Pune: Though cervical and breast cancer are the most prevalent cancers among women, cervical cancer incidents have come down to just two per cent in the last 10 years, while breast cancer has nearly doubled, said cancer experts from the city on the eve of World Cancer Day, celebrated worldwide on February 4.
Speaking to Sakal Times, Dr Shona Nag, Head of Medical Oncology at Jehangir Hospital said that breast cancer cases are at an all time high. “Cervical cancer strangely has decreased remarkably. Our state is still struggling with oral cancers due to tobacco use. The best way to take care of our survivors is to treat them equally and integrate them back into society. In my opinion, they should be ambassadors to spread the word that cancer can be cured,” said Nag.
Dr Sudeep Gupta, Professor of Medical Oncology at Tata Memorial Hospital, said that there is an increase in breast cancer and decrease in cervical cancer in both urban and rural areas. “Increasing incidents of lung cancer is also seen in women. An increase in oral and head and neck cancers is also seen. There is a need to make lifestyle changes which address tobacco addiction and obesity. There is also a need to emphasise physical activity and safe sexual practices,” said Gupta.
Elaborating on various factors which could be playing a role in the delayed diagnosis of breast cancer, Dr Tushar Patil, Consultant, Medical Oncology at Columbia Asia Hospital, Pune said that stigma related to the disease or its diagnosis plays a contributory factor. “The prevalent gender bias in patriarchal societies means women tend to compromise on their own health, keeping the husband, children, and family health and welfare first. Financial limitations, especially in economically weaker sections, prevent them from visiting a doctor unless something serious happens. The early signs therefore are missed, diagnosis is delayed and chances of survival drops drastically,” said Patil.

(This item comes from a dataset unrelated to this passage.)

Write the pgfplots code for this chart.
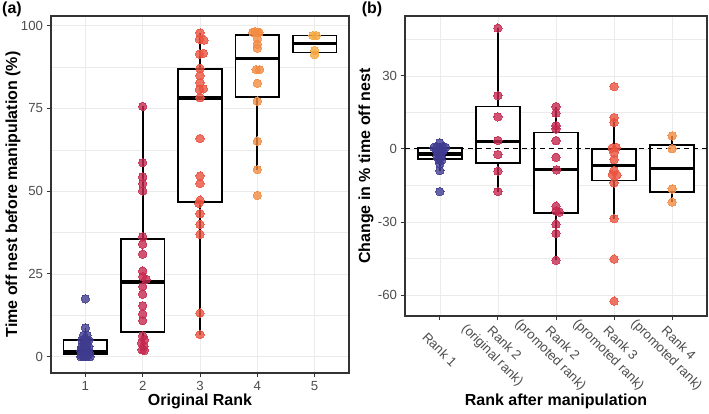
\documentclass[border=0pt]{standalone}
\usepackage{fontspec}
\setmainfont{Liberation Sans}
\usepackage{pgfplots}
\pgfplotsset{compat=1.18}
\usepgfplotslibrary{statistics}
\definecolor{c1}{HTML}{3F3B8F}
\definecolor{c2}{HTML}{C52A4F}
\definecolor{c3}{HTML}{EA533F}
\definecolor{c4}{HTML}{F38B42}
\definecolor{c5}{HTML}{F4A840}
\definecolor{gridc}{HTML}{EBEBEB}
\definecolor{framec}{HTML}{333333}
\definecolor{ticktext}{HTML}{4D4D4D}
\pgfplotsset{
  gg/.style={
    anchor=south west, scale only axis,
    axis line style={draw=framec, line width=1.1pt},
    grid=both,
    major grid style={draw=gridc, line width=0.6pt},
    minor grid style={draw=gridc, line width=0.35pt},
    tick style={draw=framec, line width=1pt},
    major tick length=4.5pt, minor tick length=0pt,
    tick align=outside, tick pos=left,
    tick label style={font=\fontsize{13.2}{16.5}\selectfont, text=ticktext},
    /pgf/number format/assume math mode=true,
    boxplot/draw direction=y,
    boxplot/every median/.style={line width=3.6pt},
    clip=false,
  },
  bx/.style={black, line width=1.7pt, fill=white},
  pts/.style={only marks, color=#1, mark=*, mark size=4.2pt, mark options={draw=#1, fill=#1, line width=0pt, opacity=0.8}},
}
\begin{document}
\begin{tikzpicture}
\useasboundingbox (0pt,0pt) rectangle (709pt,414pt);
\node[font=\bfseries\fontsize{16}{18}\selectfont] at (12pt,405pt) {(a)};
\node[font=\bfseries\fontsize{16}{18}\selectfont] at (372pt,405pt) {(b)};
% ---------- panel (a)
\begin{axis}[gg, at={(51pt,41pt)}, width=298pt, height=357pt,
  xmin=0.4, xmax=5.6, ymin=-4.9, ymax=102.9,
  xtick={1,2,3,4,5}, ytick={0,25,50,75,100},
  minor ytick={12.5,37.5,62.5,87.5},
  every axis x label/.style={at={(axis description cs:0.5,0)}, yshift=-28pt, anchor=center, font=\bfseries\fontsize{16}{18}\selectfont},
  every axis y label/.style={at={(axis description cs:0,0.5)}, xshift=-38pt, rotate=90, anchor=center, font=\bfseries\fontsize{16}{18}\selectfont},
  xlabel={Original Rank}, ylabel={Time off nest before manipulation (\%)}]
\addplot[bx, boxplot prepared={draw position=1, lower whisker=0, lower quartile=0.9, median=1.5, upper quartile=5.1, upper whisker=8.7, box extend=0.76, whisker extend=0}] coordinates {};
\addplot[bx, boxplot prepared={draw position=2, lower whisker=2.1, lower quartile=7.4, median=22.5, upper quartile=35.5, upper whisker=75.6, box extend=0.76, whisker extend=0}] coordinates {};
\addplot[bx, boxplot prepared={draw position=3, lower whisker=6.7, lower quartile=46.8, median=78.2, upper quartile=86.9, upper whisker=97.8, box extend=0.76, whisker extend=0}] coordinates {};
\addplot[bx, boxplot prepared={draw position=4, lower whisker=56.5, lower quartile=78.4, median=90.1, upper quartile=97.2, upper whisker=98.0, box extend=0.76, whisker extend=0}] coordinates {};
\addplot[bx, boxplot prepared={draw position=5, lower whisker=91.6, lower quartile=91.9, median=94.6, upper quartile=97.0, upper whisker=97.0, box extend=0.76, whisker extend=0}] coordinates {};
\addplot[pts=c1] coordinates {(1,17.5)(1,8.7)(0.97,6.5)(1.03,6.5)(0.94,5)(1.0,5)(1.06,5)(0.97,4)(1.03,4)(0.94,3)(1.0,3)(1.06,3)(0.92,2)(0.98,2)(1.04,2)(0.95,1.2)(1.01,1.2)(1.07,1.2)(0.93,0.5)(0.99,0.5)(1.05,0.5)(0.92,0)(0.97,0)(1.02,0)(1.08,0)};
\addplot[pts=c2] coordinates {(2,75.6)(2,58.6)(2,54.3)(2,52.3)(2,50.1)(2,36.2)(2,34.0)(2,31.0)(2,25.9)(2,24.2)(2.06,23.4)(2,21.2)(2,18.9)(2,15.4)(2,12.9)(2,10.9)(2,6.3)(2.03,5.1)(1.98,4.2)(2.02,3.2)(1.99,2.1)(2.03,1.9)};
\addplot[pts=c3] coordinates {(3,97.8)(2.99,95.9)(3.07,95.6)(2.99,91.4)(3.06,91.6)(3,87.1)(3,84.9)(3,82.7)(2.99,80.7)(3.06,80.9)(3,78.2)(3,65.9)(3,54.6)(3,52.3)(3,47.3)(2.98,46.3)(3,43.2)(3,40.0)(3,37.0)(3,13.2)(3,6.7)};
\addplot[pts=c4] coordinates {(3.92,98)(3.96,98.2)(4.0,97.8)(4.03,98)(4,96)(4,94.4)(4,93.2)(3.98,86.7)(4.04,86.7)(4,82.6)(4,77.2)(4,65.1)(4,56.5)(4,48.7)};
\addplot[pts=c5] coordinates {(4.97,97)(5.03,97)(5.0,92.5)(5.0,91.2)};
\end{axis}
% ---------- panel (b)
\begin{axis}[gg, at={(405pt,98pt)}, width=302pt, height=300pt,
  xmin=0.4, xmax=5.6, ymin=-68.6, ymax=54.6,
  xtick={1,2,3,4,5},
  xticklabels={Rank 1,{Rank 2\\(original rank)},{Rank 2\\(promoted rank)},{Rank 3\\(promoted rank)},{Rank 4\\(promoted rank)}},
  xticklabel style={rotate=-45, anchor=center, align=center},
  xticklabel shift=29pt,
  ytick={-60,-30,0,30}, minor ytick={-45,-15,15,45},
  every axis x label/.style={at={(axis description cs:0.5,0)}, yshift=-85pt, anchor=center, font=\bfseries\fontsize{16}{18}\selectfont},
  every axis y label/.style={at={(axis description cs:0,0.5)}, xshift=-39pt, rotate=90, anchor=center, font=\bfseries\fontsize{16}{18}\selectfont},
  xlabel={Rank after manipulation}, ylabel={Change in \% time off nest}]
\addplot[bx, boxplot prepared={draw position=1, lower whisker=-8.9, lower quartile=-4.1, median=-2.0, upper quartile=0.4, upper whisker=2.5, box extend=0.76, whisker extend=0}] coordinates {};
\addplot[bx, boxplot prepared={draw position=2, lower whisker=-17.5, lower quartile=-5.7, median=3.1, upper quartile=17.4, upper whisker=49.6, box extend=0.76, whisker extend=0}] coordinates {};
\addplot[bx, boxplot prepared={draw position=3, lower whisker=-45.7, lower quartile=-26.2, median=-8.4, upper quartile=6.8, upper whisker=17.4, box extend=0.76, whisker extend=0}] coordinates {};
\addplot[bx, boxplot prepared={draw position=4, lower whisker=-28.6, lower quartile=-13.0, median=-6.8, upper quartile=0.1, upper whisker=12.9, box extend=0.76, whisker extend=0}] coordinates {};
\addplot[bx, boxplot prepared={draw position=5, lower whisker=-21.8, lower quartile=-17.7, median=-8.0, upper quartile=1.6, upper whisker=5.4, box extend=0.76, whisker extend=0}] coordinates {};
\addplot[black, line width=1pt, dash pattern=on 5pt off 4pt] coordinates {(0.4,0)(5.6,0)};
\addplot[pts=c1] coordinates {(1,2.5)(0.9,0.7)(0.95,0.8)(1.0,0.7)(1.05,0.8)(1.1,0.7)(0.94,-0.7)(1.0,-0.5)(1.06,-0.7)(0.97,-1.8)(1.03,-1.6)(0.95,-3)(1.02,-3.2)(0.98,-4.4)(1.03,-4.6)(1.0,-6)(1,-8.9)(1,-17.5)};
\addplot[pts=c2] coordinates {(2,49.6)(2,21.9)(2,13.2)(2,3.5)(2,-2.3)(2,-9.1)(2,-17.5)};
\addplot[pts=c2] coordinates {(3,17.4)(3,14.7)(3,9.5)(3,8.2)(3,3.4)(3,-3.4)(3.01,-8.6)(3,-23.5)(3,-25.5)(3.06,-25.9)(3,-30.9)(3,-34.7)(3,-45.7)};
\addplot[pts=c3] coordinates {(4,25.6)(4,12.9)(4,10.9)(3.97,0.4)(4.04,0.6)(4,-1.6)(4,-4.4)(4,-8.9)(3.97,-10.5)(4.05,-10.7)(4,-13.9)(4,-28.6)(4,-45.2)(4,-62.5)};
\addplot[pts=c4] coordinates {(5,5.4)(5,0.1)(5,-16.4)(5,-21.8)};
\end{axis}
\end{tikzpicture}
\end{document}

Dr Snita Sinukumar, Consultant Surgical Oncology, Columbia Asia Hospital, said that the symptoms of cervical cancer should be monitored. “Symptoms include vaginal bleeding, unusual vaginal discharge and unusual changes in menstrual cycle. It is caused by infection from human papillomavirus virus, and due to delayed medical consultation, the cancer is being diagnosed late in women,” said Sinukumar.